'''

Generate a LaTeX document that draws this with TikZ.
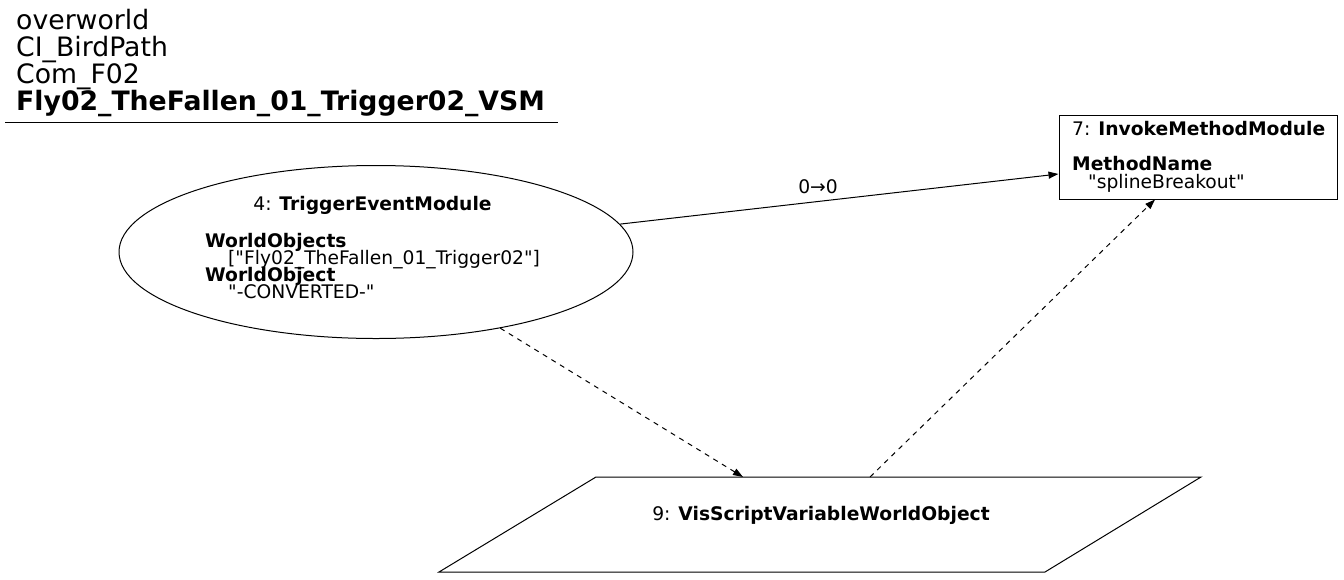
\documentclass[tikz,border=0pt]{standalone}
\usepackage{fontspec}
\setmainfont{DejaVu Sans}[Ligatures=TeXOff]
\usetikzlibrary{arrows.meta,shapes.geometric,calc}
\tikzset{
  nfont/.style={font=\fontsize{18.7}{17.6}\selectfont},
  tfont/.style={font=\fontsize{26.7}{27}\selectfont},
  txt/.style={nfont,inner sep=0pt,anchor=base west},
  ttl/.style={tfont,inner sep=0pt,anchor=base west},
  edge/.style={line width=1pt,-{Triangle[length=10pt,width=7pt]}},
  dedge/.style={edge,dash pattern=on 5pt off 5pt},
  shp/.style={draw,line width=1pt}
}
\begin{document}
\begin{tikzpicture}[x=1pt,y=-1pt]
\useasboundingbox (0,0) rectangle (1344,579);
% title
\node[ttl] (t1) at (16,29) {overworld};
\node[ttl] (t2) at (16,56) {CI\_BirdPath};
\node[ttl] (t3) at (16,83) {Com\_F02};
\node[ttl] (t4) at (16,110) {\bfseries Fly02\_TheFallen\_01\_Trigger02\_VSM};
\draw[line width=1pt] (5,122.5) -- (558,122.5);
% node 4
\node[shp,ellipse,minimum width=514pt,minimum height=173pt,inner sep=0pt] (n4) at (376,252) {};
\node[nfont,inner sep=0pt,anchor=base] (n4a) at (372.5,210) {4: \textbf{TriggerEventModule}};
\node[txt] (n4b) at (205,247) {\textbf{WorldObjects}};
\node[txt] (n4c) at (228,264) {["Fly02\_TheFallen\_01\_Trigger02"]};
\node[txt] (n4d) at (205,281) {\textbf{WorldObject}};
\node[txt] (n4e) at (228,298) {"-CONVERTED-"};
% node 7
\node[shp,rectangle,minimum width=278pt,minimum height=84pt,inner sep=0pt] (n7) at (1198,157) {};
\node[txt] (n7a) at (1072,135) {7: \textbf{InvokeMethodModule}};
\node[txt] (n7b) at (1072,170) {\textbf{MethodName}};
\node[txt] (n7c) at (1088,188) {"splineBreakout"};
% node 9
\coordinate (p1) at (596,477);
\coordinate (p2) at (1201,477);
\coordinate (p3) at (1045,572);
\coordinate (p4) at (439,572);
\draw[shp] (p1) -- (p2) -- (p3) -- (p4) -- cycle;
\node[nfont,inner sep=0pt,anchor=base] (n9) at (821,520) {9: \textbf{VisScriptVariableWorldObject}};
\coordinate (n9in) at (743,477);
\coordinate (n9out) at (870,477);
% edges
\draw[edge] (n4) -- ([yshift=-17pt]n7.west);
\node[nfont,inner sep=0pt,anchor=base] (l1) at (818,193) {0→0};
\draw[dedge] (n4) -- (n9in);
\draw[dedge] (n9out) -- ([xshift=-43pt]n7.south);
\end{tikzpicture}
\end{document}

'''

What you should do —
Omit the pictures and reproduce the listing exactly.

Task answer —
Generate a LaTeX document that draws this with TikZ.
\documentclass[tikz,border=0pt]{standalone}
\usepackage{fontspec}
\setmainfont{DejaVu Sans}[Ligatures=TeXOff]
\usetikzlibrary{arrows.meta,shapes.geometric,calc}
\tikzset{
  nfont/.style={font=\fontsize{18.7}{17.6}\selectfont},
  tfont/.style={font=\fontsize{26.7}{27}\selectfont},
  txt/.style={nfont,inner sep=0pt,anchor=base west},
  ttl/.style={tfont,inner sep=0pt,anchor=base west},
  edge/.style={line width=1pt,-{Triangle[length=10pt,width=7pt]}},
  dedge/.style={edge,dash pattern=on 5pt off 5pt},
  shp/.style={draw,line width=1pt}
}
\begin{document}
\begin{tikzpicture}[x=1pt,y=-1pt]
\useasboundingbox (0,0) rectangle (1344,579);
% title
\node[ttl] (t1) at (16,29) {overworld};
\node[ttl] (t2) at (16,56) {CI\_BirdPath};
\node[ttl] (t3) at (16,83) {Com\_F02};
\node[ttl] (t4) at (16,110) {\bfseries Fly02\_TheFallen\_01\_Trigger02\_VSM};
\draw[line width=1pt] (5,122.5) -- (558,122.5);
% node 4
\node[shp,ellipse,minimum width=514pt,minimum height=173pt,inner sep=0pt] (n4) at (376,252) {};
\node[nfont,inner sep=0pt,anchor=base] (n4a) at (372.5,210) {4: \textbf{TriggerEventModule}};
\node[txt] (n4b) at (205,247) {\textbf{WorldObjects}};
\node[txt] (n4c) at (228,264) {["Fly02\_TheFallen\_01\_Trigger02"]};
\node[txt] (n4d) at (205,281) {\textbf{WorldObject}};
\node[txt] (n4e) at (228,298) {"-CONVERTED-"};
% node 7
\node[shp,rectangle,minimum width=278pt,minimum height=84pt,inner sep=0pt] (n7) at (1198,157) {};
\node[txt] (n7a) at (1072,135) {7: \textbf{InvokeMethodModule}};
\node[txt] (n7b) at (1072,170) {\textbf{MethodName}};
\node[txt] (n7c) at (1088,188) {"splineBreakout"};
% node 9
\coordinate (p1) at (596,477);
\coordinate (p2) at (1201,477);
\coordinate (p3) at (1045,572);
\coordinate (p4) at (439,572);
\draw[shp] (p1) -- (p2) -- (p3) -- (p4) -- cycle;
\node[nfont,inner sep=0pt,anchor=base] (n9) at (821,520) {9: \textbf{VisScriptVariableWorldObject}};
\coordinate (n9in) at (743,477);
\coordinate (n9out) at (870,477);
% edges
\draw[edge] (n4) -- ([yshift=-17pt]n7.west);
\node[nfont,inner sep=0pt,anchor=base] (l1) at (818,193) {0→0};
\draw[dedge] (n4) -- (n9in);
\draw[dedge] (n9out) -- ([xshift=-43pt]n7.south);
\end{tikzpicture}
\end{document}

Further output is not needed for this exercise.